By TASSANEE VEJPONGSA and KAWEEWIT KAEWJINDA , Associated Press
MAE SAI, Thailand (AP) — Worried that heavy monsoon rain could soon make the job even more difficult, Thai officials said Saturday that they may need to quickly rescue 12 boys and their soccer coach from a partially flooded cave by helping them make risky dives to safety.
The boys, ages 11-16, and their 25-year-old coach have been trapped for two weeks — since June 23, when they went exploring in northern Thailand's Tham Luang Nang Non cave after a practice game. Monsoon flooding cut off their escape and prevented rescuers from finding them for almost 10 days.
The only way to reach them was by navigating dark and tight passageways filled with muddy water and strong currents, as well as oxygen-depleted air.
Getting out via the same route looks like the only feasible option, but a high-risk one, Thai officials say. Experienced cave rescue experts consider an underwater escape a last resort, especially with people untrained in diving, as the boys are.
The path out is considered especially complicated because of twists and turns in narrow flooded passages.
The local governor supervising the rescue mission said Saturday that mild weather and falling water levels over the last few days had created appropriate conditions for an underwater evacuation, but that they won't last if it rains again.
Thai officials are stressing that they may have to act very soon — meaning within the next couple of days. If weather forecasts are correct, access to the cave could soon close again due to flooding from seasonal monsoon rains. Earlier efforts to pump out water from the cave have been set back every time there has been a heavy downpour.
Chiang Rai acting Gov. Narongsak Osatanakorn said authorities were waiting for two big groups of volunteer foreign divers to arrive this weekend, after which they will be ready to act quickly to bring the team members out when the conditions are right.
Narongsak said experts told him flooding from new rain could shrink the unflooded space where the boys are sheltering to just 10 square meters (108 square feet).
"I confirm that we are at war with water and time from the first day up to today," he said. "Finding the boys doesn't mean we've finished our mission. It is only a small battle we've won, but the war has not ended. The war ends when we win all three battles — the battles to search, rescue and send them home."
The boys sounded calm and reassuring in handwritten notes to their families that were made public Saturday. The notes were sent out with divers who made an 11-hour, back-and-forth journey to act as postmen.
One of the boys, identified as Tun, wrote: "Mom and Dad, please don't worry, I am fine. I've told Yod to get ready to take me out for fried chicken. With love."
"Don't be worried, I miss everyone. Grandpa, Uncle, Mom, Dad and siblings, I love you all. I'm happy being here inside, the navy SEALS have taken good care.
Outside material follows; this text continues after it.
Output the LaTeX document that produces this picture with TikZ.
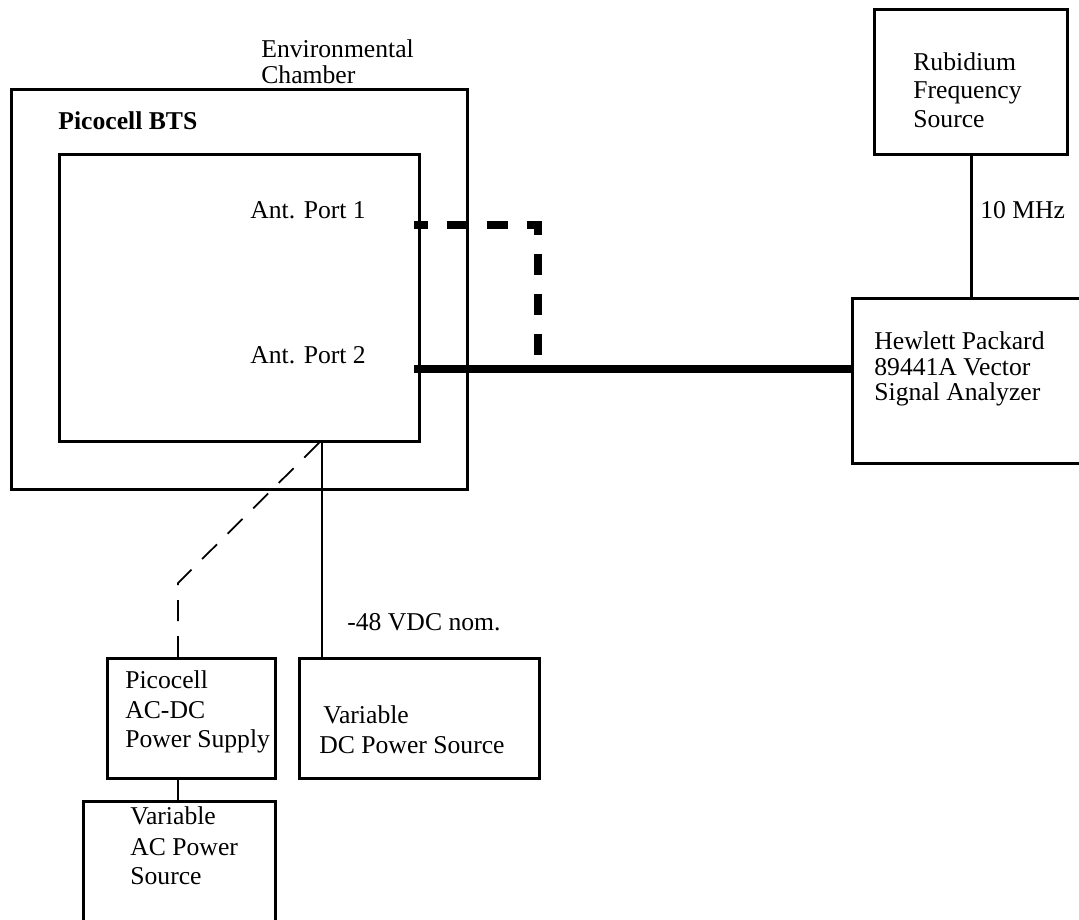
\documentclass[tikz,border=0pt]{standalone}
\usepackage{fontspec}
\setmainfont{Liberation Serif}
\begin{document}
\begin{tikzpicture}[x=0.02cm, y=-0.02cm,
  box/.style={draw, line width=1.7pt, rectangle, inner sep=0pt, anchor=north west},
  lbl/.style={inner sep=0pt, anchor=base west, font=\fontsize{14.6}{16}\selectfont},
  wire/.style={line width=1.7pt},
  acwire/.style={line width=1pt, dash pattern=on 0.42cm off 0.3cm},
  rfmain/.style={line width=4.5pt},
  rfalt/.style={line width=4pt, dash pattern=on 0.42cm off 0.38cm, dash phase=0.14cm}]
\useasboundingbox (0,0) rectangle (1079,920);
\clip (0,0) rectangle (1079,920);

% equipment boxes
\node[box, minimum width=0.02cm*456, minimum height=0.02cm*400] (chamber) at (10,88) {};
\node[box, minimum width=0.02cm*360, minimum height=0.02cm*287] (bts) at (58,153) {};
\node[box, minimum width=0.02cm*193, minimum height=0.02cm*145] (rb) at (873,8) {};
\node[box, minimum width=0.02cm*260, minimum height=0.02cm*165] (hp) at (851,297) {};
\node[box, minimum width=0.02cm*240, minimum height=0.02cm*120] (dc) at (298,657) {};
\node[box, minimum width=0.02cm*168, minimum height=0.02cm*120] (acdc) at (106,657) {};
\node[box, minimum width=0.02cm*192, minimum height=0.02cm*150] (ac) at (82,800) {};

% labels
\node[lbl] (envA) at (261,57) {Environmental};
\node[lbl] (envB) at (261,83) {Chamber};
\node[lbl, font=\fontsize{14.6}{16}\selectfont\bfseries] (btsT) at (58,129) {Picocell BTS};
\node[lbl] (port1) at (250,218) {Ant. Port 1};
\node[lbl] (port2) at (250,363) {Ant. Port 2};
\node[lbl] (rbA) at (913,70) {Rubidium};
\node[lbl] (rbB) at (913,98) {Frequency};
\node[lbl] (rbC) at (913,127) {Source};
\node[lbl] (ref) at (980,218) {10 MHz};
\node[lbl] (hpA) at (874,349) {Hewlett Packard};
\node[lbl] (hpB) at (874,375) {89441A Vector};
\node[lbl] (hpC) at (874,400) {Signal Analyzer};
\node[lbl] (vdc) at (347,630) {-48 VDC nom.};
\node[lbl] (acdcA) at (125,688) {Picocell};
\node[lbl] (acdcB) at (125,718) {AC-DC};
\node[lbl] (acdcC) at (125,747) {Power Supply};
\node[lbl] (dcA) at (323,723) {Variable};
\node[lbl] (dcB) at (319,753) {DC Power Source};
\node[lbl] (acA) at (130,824) {Variable};
\node[lbl] (acB) at (130,855) {AC Power};
\node[lbl] (acC) at (130,884) {Source};

% connection points
\coordinate (p1) at (414,225);
\coordinate (p2) at (414,369);
\coordinate (tap) at (538,369);
\coordinate (pwr) at (322,440);
\coordinate (bend) at (178,583);

% RF connections
\draw[rfmain] (p2) -- (p2 -| hp.west);
\draw[rfalt] (p1) -| (tap);

% frequency reference
\draw[wire] (rb.south -| 971,0) -- (hp.north -| 971,0);

% power connections
\draw[wire] (pwr) -- (pwr |- dc.north);
\draw[acwire] (bend |- acdc.north) -- (bend) -- (pwr);
\draw[wire] (bend |- acdc.south) -- (bend |- ac.north);
\end{tikzpicture}
\end{document}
Love you all," wrote Mick.
"Night loves Dad and Mom and brother, don't worry about me. Night loves you all," wrote Night, in the Thai manner of referring to one's self in the third person.
The most touching note came from one whose name was not clear: "I'm doing fine, but the air is a little cold, but don't worry. Although, don't forget to set up my birthday party."
Another, of indistinct origin, asked their teacher not to give them a lot of homework.
In a letter of his own, the coach, Ekapol Chanthawong, apologized to the boys' parents for the ordeal.
"To the parents of all the kids, right now the kids are all fine, the crew are taking good care. I promise I will care for the kids as best as possible. I want to say thanks for all the support and I want to apologize to the parents," he wrote.
An update Saturday from the Thai navy said three navy SEALs were with the boys and their coach, one a doctor. The 13 are having health evaluations and rehabilitation, and are being taught diving skills. Food, electrolyte drinks, drinking water, medicine and oxygen canisters have been delivered to them. A major concern of the rescuers is that oxygen levels in their safe space could fall dangerously low.
Rescuers have been unable to extend a hose pumping oxygen all the way to where the boys are, but have brought them some oxygen tanks.
The death on Friday of a former Thai navy SEAL, Saman Gunan, underscored the risks of making the underwater journey. The diver, the first fatality of the rescue effort, was working in a volunteer capacity and died on a mission to place oxygen canisters along the route to where the boys and others are sheltered.
Rescuers are also pursuing other options to extract the boys, hoping that finding a shaft or drilling into the mountain in which the cave is located will lead them to a sort of backdoor entrance.
Tech billionaire Elon Musk has sent a team of engineers to Thailand to see if they can help in the rescue effort. Musk's Boring Company digs tunnels for advanced transport systems and has advanced ground-penetrating radar.
A spokeswoman for the Boring Company who declined to be named said it is in talks with the Thai government and people on the ground to determine how they could best assist their efforts.